Biscuits, Spoonbread, and Sweet Potato Pie


Shop Notes:

Acquired from the estate of a prominent North Carolinian, this book is a wonderful catalog of southern ingredients and recipes.

From the Publisher:

This delightful cookbook celebrates the glories of southern baking, with 300 recipes for the breads, biscuits, cakes, pies, cookies, and sweets that have been the pride of southern cooks for generations.

From his first chapter on cornmeal--with recipes for dumplings, hushpuppies, and four styles of spoonbread--to his delicious array of desserts--including persimmon pudding, lemon chess pie, and pecan cake with caramel icing--Bill Neal interweaves fascinating bits of culinary history with a native's knowledge of the cooking secrets of the rural South.
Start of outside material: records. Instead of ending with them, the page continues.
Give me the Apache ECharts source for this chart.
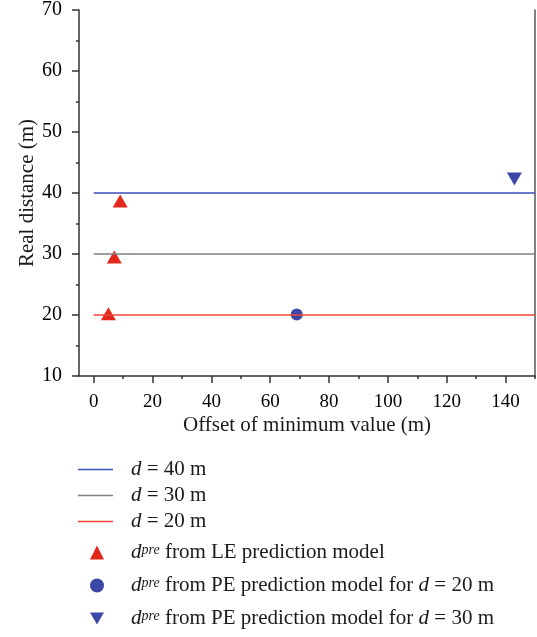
<!DOCTYPE html>
<html>
<head>
<meta charset="utf-8">
<script src="https://cdn.jsdelivr.net/npm/echarts@6/dist/echarts.min.js"></script>
<style>html,body{margin:0;padding:0;background:#fff}#c{width:537px;height:637px}</style>
</head>
<body>
<div id="c"></div>
<script>
const xTicks = [0, 20, 40, 60, 80, 100, 120, 140];
const xMinor = [10, 30, 50, 70, 90, 110, 130, 150];
const refLineX = [0, 150];
const refDistances = [40, 30, 20];
const refNames = ['d = 40 m', 'd = 30 m', 'd = 20 m'];
const leX = [5, 7, 9];
const leY = [20.2, 29.5, 38.7];
const pe20 = [[69, 20.1]];
const pe30 = [[143, 42.3]];
const markerNames = ['LE', 'PE20', 'PE30'];
const markerLabels = {
  LE: ' from LE prediction model',
  PE20: ' from PE prediction model for ',
  PE30: ' from PE prediction model for '
};
const markerTail = { LE: '', PE20: ' = 20 m', PE30: ' = 30 m' };

const FONT = 'Liberation Serif';
const TXT = '#1a1a1a';
const lineColors = ['#3a4db8', '#808080', '#f0453a'];
const chart = echarts.init(document.getElementById('c'));

const series = [];
refDistances.forEach((d, i) => {
  series.push({
    name: refNames[i], type: 'line', symbol: 'none', silent: true,
    data: refLineX.map(x => [x, d]),
    lineStyle: { color: lineColors[i], width: 1.5 },
    itemStyle: { color: lineColors[i] }
  });
});
series.push({
  name: 'LE', type: 'scatter', symbol: 'triangle', symbolSize: [15, 13],
  data: leX.map((x, i) => [x, leY[i]]),
  itemStyle: { color: '#e2281d', opacity: 1 }
});
series.push({
  name: 'PE20', type: 'scatter', symbol: 'circle', symbolSize: 12,
  data: pe20, itemStyle: { color: '#3c48a8', opacity: 1 }
});
series.push({
  name: 'PE30', type: 'scatter', symbol: 'triangle', symbolRotate: 180, symbolSize: [15, 13],
  data: pe30, itemStyle: { color: '#3c48a8', opacity: 1 }
});

const rich = {
  i: { fontFamily: FONT, fontStyle: 'italic', fontSize: 21, lineHeight: 18, color: TXT },
  n: { fontFamily: FONT, fontSize: 21, lineHeight: 18, color: TXT },
  s: { fontFamily: FONT, fontStyle: 'italic', fontSize: 14, lineHeight: 10, verticalAlign: 'top', color: TXT }
};
const lineIcon = 'path://M0,0h35v1.5h-35z';
const tickLabel = (size) => ({ fontFamily: FONT, fontSize: size, color: '#000', fontWeight: 'normal' });

chart.setOption({
  animation: false,
  textStyle: { fontFamily: FONT, color: TXT },
  grid: { left: 79, right: 2, top: 8, bottom: 261, containLabel: false },
  xAxis: [{
    type: 'value', min: -5, max: 150,
    name: 'Offset of minimum value (m)', nameLocation: 'middle', nameGap: 39, nameMoveOverlap: false,
    nameTextStyle: { fontFamily: FONT, fontSize: 21, color: TXT },
    axisLine: { show: true, onZero: false, lineStyle: { color: '#333', width: 1.5 } },
    axisTick: { show: true, length: 7, customValues: xTicks, lineStyle: { color: '#333', width: 1.5 } },
    axisLabel: Object.assign({ customValues: xTicks, margin: 17 }, tickLabel(19)),
    splitLine: { show: false }
  }, {
    type: 'value', min: -5, max: 150, position: 'bottom',
    axisLine: { show: false, onZero: false },
    axisTick: { show: true, length: 3, customValues: xMinor, lineStyle: { color: '#333', width: 1.5 } },
    axisLabel: { show: false, customValues: xMinor },
    splitLine: { show: false }
  }],
  yAxis: [{
    type: 'value', min: 10, max: 70, interval: 10,
    name: 'Real distance (m)', nameLocation: 'middle', nameGap: 41, nameMoveOverlap: false,
    nameTextStyle: { fontFamily: FONT, fontSize: 21, color: TXT },
    axisLine: { show: true, onZero: false, lineStyle: { color: '#333', width: 1.5 } },
    axisTick: { show: true, length: 7, lineStyle: { color: '#333', width: 1.5 } },
    minorTick: { show: true, splitNumber: 2, length: 3, lineStyle: { color: '#333', width: 1.5 } },
    axisLabel: Object.assign({ margin: 17 }, tickLabel(20)),
    splitLine: { show: false }
  }, {
    type: 'value', min: 10, max: 70, position: 'right',
    axisLine: { show: true, onZero: false, lineStyle: { color: '#555', width: 1.5 } },
    axisTick: { show: false }, axisLabel: { show: false }, splitLine: { show: false }
  }],
  legend: [{
    orient: 'vertical', left: 78, top: 459, padding: 0, itemWidth: 35, itemHeight: 14, itemGap: 5,
    data: refNames.map(n => ({ name: n, icon: lineIcon })),
    formatter: n => '{i|d}{n|' + n.slice(1) + '}',
    textStyle: { fontFamily: FONT, fontSize: 21, color: TXT, padding: [0, 0, 0, 13], rich: rich },
    selectedMode: false
  }, {
    orient: 'vertical', left: 90, top: 542, padding: 0, itemWidth: 14, itemHeight: 14, itemGap: 12,
    data: [
      { name: 'LE', icon: 'triangle' },
      { name: 'PE20', icon: 'circle' },
      { name: 'PE30', icon: 'path://M0,0L2,0L1,1.7Z' }
    ],
    formatter: n => '{i|d}{s|pre}{n|' + markerLabels[n] + '}' + (markerTail[n] ? '{i|d}{n|' + markerTail[n] + '}' : ''),
    textStyle: { fontFamily: FONT, fontSize: 21, color: TXT, padding: [0, 0, 0, 22], rich: rich },
    selectedMode: false
  }],
  series: series
});
</script>
</body>
</html>
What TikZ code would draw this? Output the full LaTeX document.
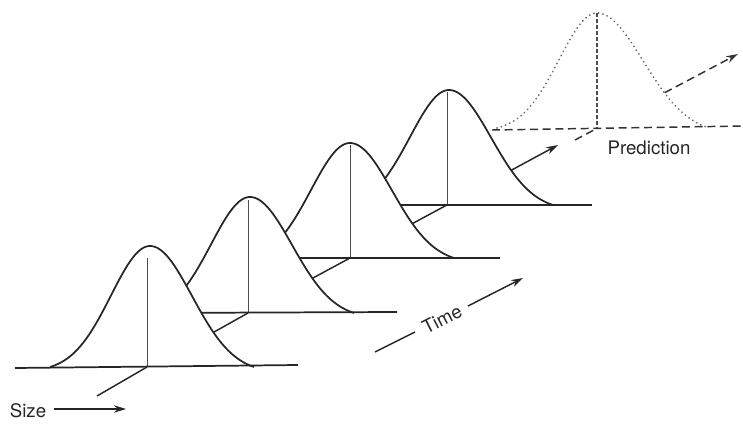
\documentclass[tikz,border=0pt]{standalone}
\usepackage{fontspec}
\setmainfont{TeX Gyre Heros}
\usetikzlibrary{arrows.meta}
% bell-shaped outline: #1 path options, #2 peak x, #3 base y, #4 height, #5 path ending
\newcommand{\gbell}[5]{%
  \path[#1] plot[domain=-100:0,samples=50,smooth] ({#2+\x},{#3-#4*(exp(-(\x)*(\x)/3042)-0.0374)/0.9626})
   -- plot[domain=0:104,samples=50,smooth] ({#2+\x},{#3-#4*(exp(-(\x)*(\x)/3528)-0.0466)/0.9534}) #5;}
\newcommand{\pbell}[2]{%
  \path[#1] plot[domain=-100:0,samples=50,smooth] ({597+\x},{128-115*(exp(-(\x)*(\x)/2888)-0.0314)/0.9686})
   -- plot[domain=0:112,samples=50,smooth] ({597+\x},{128-115*(exp(-(\x)*(\x)/4232)-0.0515)/0.9485}) #2;}
\begin{document}
\begin{tikzpicture}[x=0.75pt,y=-0.75pt,
  curve/.style={draw, line width=1.3pt, black!85, line join=round},
  axis/.style={draw, line width=1.1pt, black!85},
  mid/.style={draw, line width=0.7pt, black!70},
  pred/.style={draw, black!60, line width=1.5pt, dash pattern=on 0.01pt off 3.4pt, line cap=round},
  dash8/.style={draw, line width=1.1pt, black!80, dash pattern=on 6pt off 3.5pt},
  vdash/.style={draw, line width=0.8pt, black!70, dash pattern=on 3pt off 1.5pt},
  tip/.style={-{Stealth[length=9pt,width=5.5pt]}},
  lbl/.style={font=\fontsize{14}{16}\selectfont, inner sep=0pt, text=black!85}]
\useasboundingbox (0,0) rectangle (743,425);

% ---------- prediction ----------
\coordinate (pbl) at (492,130);
\coordinate (pbr) at (743,126);
\coordinate (ppk) at (597,13);
\coordinate (pb) at (597,128);
\coordinate (pst) at (575,140);
\coordinate (pa2) at (738,54);
\draw[dash8,tip] (pst) -- (pa2);
\pbell{fill=white}{-- cycle}
\pbell{pred}{}
\draw[vdash] (ppk) -- (pb);
\draw[dash8] (pbl) -- (pbr);

% ---------- curve 4 ----------
\coordinate (b4) at (447,205);
\coordinate (s4) at (395,233);
\coordinate (a4) at (558,145);
\coordinate (l4) at (340,205);
\coordinate (r4) at (592,205);
\coordinate (v4) at (447,92);
\draw[axis,tip] (s4) -- (a4);
\gbell{fill=white}{449}{205}{115}{-- cycle}
\draw[mid] (v4) -- (b4);
\gbell{curve}{449}{205}{115}{}
\draw[curve] (l4) -- (r4);

% ---------- curve 3 ----------
\coordinate (b3) at (350,258);
\coordinate (s3) at (300,285);
\coordinate (l3) at (240,258);
\coordinate (r3) at (500,258);
\coordinate (v3) at (350,145);
\gbell{fill=white}{350}{258}{115}{-- cycle}
\draw[axis] (b3) -- (s3);
\draw[mid] (v3) -- (b3);
\gbell{curve}{350}{258}{115}{}
\draw[curve] (l3) -- (r3);

% ---------- curve 2 ----------
\coordinate (b2) at (248,313);
\coordinate (s2) at (198,341);
\coordinate (l2) at (140,313);
\coordinate (r2) at (397,312);
\coordinate (v2) at (248,200);
\gbell{fill=white}{250}{313}{116}{-- cycle}
\draw[axis] (b2) -- (s2);
\draw[mid] (v2) -- (b2);
\gbell{curve}{250}{313}{116}{}
\draw[curve] (l2) -- (r2);

% ---------- curve 1 ----------
\coordinate (b1) at (147,367);
\coordinate (s1) at (97,396);
\coordinate (l1) at (15,368);
\coordinate (r1) at (298,365);
\coordinate (v1) at (147,258);
\gbell{fill=white}{150}{367}{121}{-- cycle}
\draw[axis] (b1) -- (s1);
\draw[mid] (v1) -- (b1);
\gbell{curve}{150}{367}{121}{}
\draw[curve] (l1) -- (r1);

% ---------- labels ----------
\node[lbl] (size) at (28,411) {Size};
\coordinate (sz1) at (54,409);
\coordinate (sz2) at (126,409);
\draw[axis,tip] (sz1) -- (sz2);

\node[lbl, rotate=27] (time) at (442,319) {Time};
\coordinate (t1) at (375,352);
\coordinate (t2) at (415,332);
\coordinate (t3) at (468,306);
\coordinate (t4) at (523,278);
\draw[axis] (t1) -- (t2);
\draw[axis,tip] (t3) -- (t4);

\node[lbl] (pred) at (649,148) {Prediction};
\end{tikzpicture}
\end{document}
He demystifies beaten biscuits, revives such southern standbys as baps and bannocks, and freshens up old favorites such as peach cobbler and fruitcake. Passing on the traditions of the southern kitchen, Neal pays tribute to the richness of the region's heritage.

Biscuits, Spoonbread, and Sweet Potato Pie was first published in 1990.

About the Author:

Bill Neal was a gifted chef, restaurateur, and writer working at a time when Americans were beginning to take a new interest in their culinary heritage helped raise Southern food to national prominence.  Neal taught himself to cook by working his way through Julia Child's Mastering the Art of French Cooking. By his mid 30s, the elder Neal had helmed two essential Triangle restaurants, La Residence and Crooks Corner and written a book, Bill Neal's Southern Cooking, that became a landmark of the region's cuisine. He was arguably the cook who made shrimp and grits a staple of contemporary Southern cuisine.  He died of AIDS in 1991.

Release Date: 1990 (Signed, first edition)

Condition: Near Fine book with dustjacket, some light wear on the front, bottom board.  Light UX damage on the dust jacket.  Text and content like new.